Let's see what the critics have been saying...

Jesse Green, The New York Times: Hunter's generosity as a performer - listening intently, never grandstanding - spills over into her interpretation, giving us a Timon who chooses to think the best of her toadies. Rewarding the poet's fatuousness, the portraitist's flattery and the jeweler's smarm with gold, she believes she is modeling a higher form of love. But perhaps she is needier than she seems.

Helen Shaw, New York Magazine/Vulture: Godwin's production, originally mounted at the Royal Shakespeare Company and co-produced with D.C.'s Shakespeare Theatre Company, has his careful stamp. He and Emily Burns have cut the text intelligently, interlacing some of the repetitive debt-collection scenes into Jacobean montage. (It might have been possible to slice it even closer to the bone-a little of that banquet scene goes a long way.) Casting Hunter was a masterstroke. She has one of the great theatrical voices (warm but with a sawtooth edge) and eyes that burn and hurt at the same time.
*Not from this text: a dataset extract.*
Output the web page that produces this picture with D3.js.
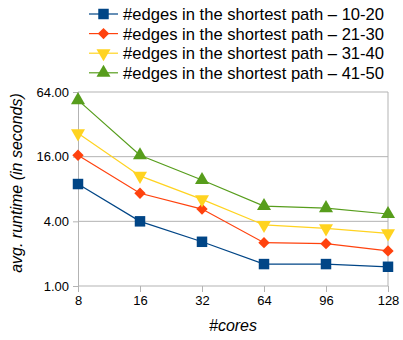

Melissa Rose Bernardo, New York Stage Review: If I had to hazard a guess, popularity-wise, Timon might rank at the very bottom of the Bard's oeuvre, just below Coriolanus and just above the three-part Henry VI. This makes the TFANA production, headlined by the formidable Kathryn Hunter, all the more exciting: It's not only a chance to see a rarely performed piece, but it's also a chance to see it done slickly and smartly, with women playing actual roles including the kick-ass revolutionary Alcibiades (Elia Monte-Brown)-not just whores who have a few lines here and there, as in the original.

Michael Sommers, New York Stage Review: While Timon's desolate existence recalls the heath scenes of King Lear, Hunter's contemporary acting style plus the surreal visuals established here as the character doggedly digs herself deeper into the earth evokes Beckett, which certainly puts a modern edge upon the 400 year-old drama. With her croaking voice, glistening eyes, and quick gestures, Hunter suggests a magpie as Timon initially darts among her guests and later scrabbles in the dirt for food. Reworking the character as a forceful woman does not significantly alter the play's cautionary message about cultivating false friends, but it's a pleasure to see Hunter cast her singular presence over the production.

Thom Geier, The Wrap: Whether she is sponging up flattery or unleashing fury, Hunter in the title role is a lithe dynamo of energy whose command of the stage belies her diminutive stature. Her Act 2 exile to the wilderness, digging in holes and braying at the injustice of her plight, suggests a kind of first draft of King Lear's retreat to the heath in the storm. (Hunter has actually played Lear, as a man.) There are other standouts in the cast, too, including John Rothman as the loyal servant whom she turns on and the trio of Shirine Babb, Dave Quay and Daniel Pearce as Timon's all-too-fickle friends.